20Qu’il s’agisse de roman ou de théâtre, je travaille sur ce que la domination de la foule sur notre conscience rend impensable sans retour. L’envie d’écrire, et l’écriture même, se déclenche toujours sur quelque chose qui, sans mon travail, est déjà réglé par l’opinion, la foule si on veut. Il n’y aurait plus rien à penser ou à représenter avant même de s’y mettre. J’interviens pour déchirer cet état de l’opinion de la foule – politique, critique, ou journalistique. La foule serait l’incarnation de l’état mortel et meurtrier – elle tue deux fois : celui qui ne peut pas dire les choses, qui ne peut pas penser ce qui lui arrive, et celui-là même à qui on ne laisse pas le temps ou l’espace de penser ce qui lui arrive. La seconde mort est due à la foule. C’est la seconde plongée qui est sans retour. AG3 peut trimballer contre les foules égarées du monde occidental un plaidoyer pour le peuple : il se retrouve entendu comme quelqu’un qui est un propagandiste des sauvages.
21Le sentiment d’opinion globale barre, empêche la parole de l’individu : c’est un point commun à AG et à Natascha Kampusch. Ils sont nourris par une force du non comprendre, une force supérieure au jugement de la foule, celle que j’essaie de faire entendre. C’est une force intérieure qui ne peut entrer ni dans la pensée de l’individu, ni dans celle du collectif.
22Si je dis la foule est mortelle, je peux donner l’impression de le dire au nom des droits imprescriptibles de l’individu. C’est ce que montre Benjamin Britten dans son opéra Billy Budd : la mise à mort d’une personne par la foule dans un système accusatoire, qui touche à la question homosexuelle. Mais je ne crois pas au droit, du tout, je ne suis pas dans cette ligne selon laquelle on pourrait dire que « la foule tue, je défends la parole singulière ».
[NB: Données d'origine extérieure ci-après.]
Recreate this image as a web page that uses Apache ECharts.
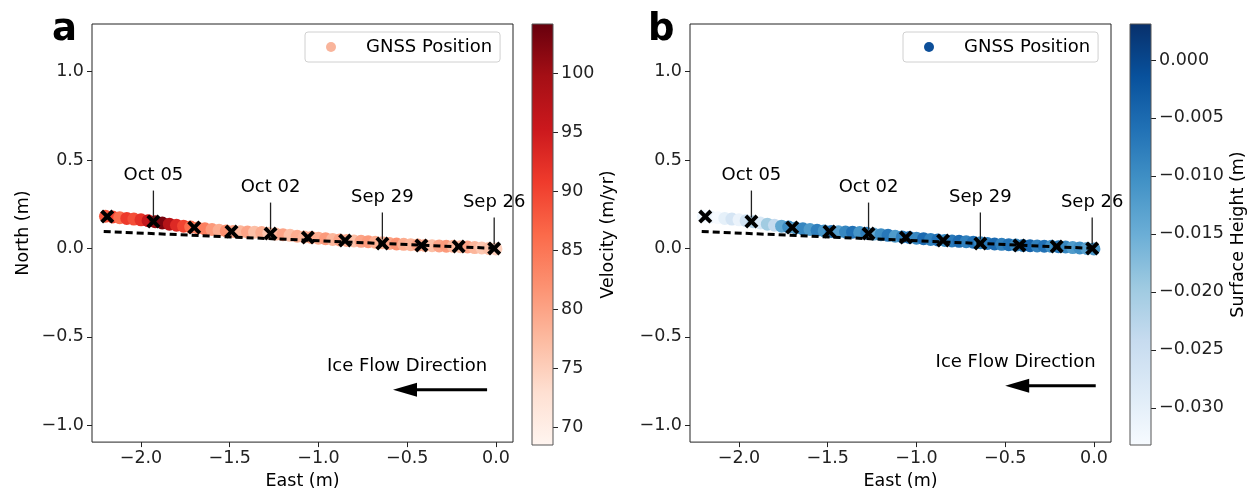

23Mais la foule tue, juge, enfouit, ne laisse aucune chance à ce qui, dans un individu, lui est, d’abord à lui-même, incompréhensible, et obscur, et souterrain. Il ne s’agit donc jamais de livre militant ou idéologique. Je tourne autour des effondrements de la personne. Ma littérature commence quand ceci, cette chose, est en jeu : opposer au meurtre que fait la foule une absence de personne. C’est ce que je travaille, c’est ce qui me mobilise, uniquement.
Notes
1 Jean Delabroy est l’auteur d’un récit, Pense à parler de nous chez les vivants (Éditions Verticales, 1997), d’un roman, Dans les dernières années du monde (Éditions Verticales, 2005, 784 p.), et de pièces de théâtre, La Séparation des songes (Théâtre ouvert, coll. « Tapuscrit » n°118, 2008), Derrière la porte (2011), et Les Enfants de l’Enfer (2013).
2 Jean Delabroy fait allusion à un texte de Brecht intitulé Davantage de bon sport, daté du 6 février 1926. On le trouve dans Écrits sur le théâtre I, L’Arche Éditeur, 1989, p. 84-87.
3 AG, bâti sur le modèle d’Alain Gerbault, est le personnage principal du roman de Jean Delabroy, Dans les dernières années du monde, Éditions Verticales, 2005.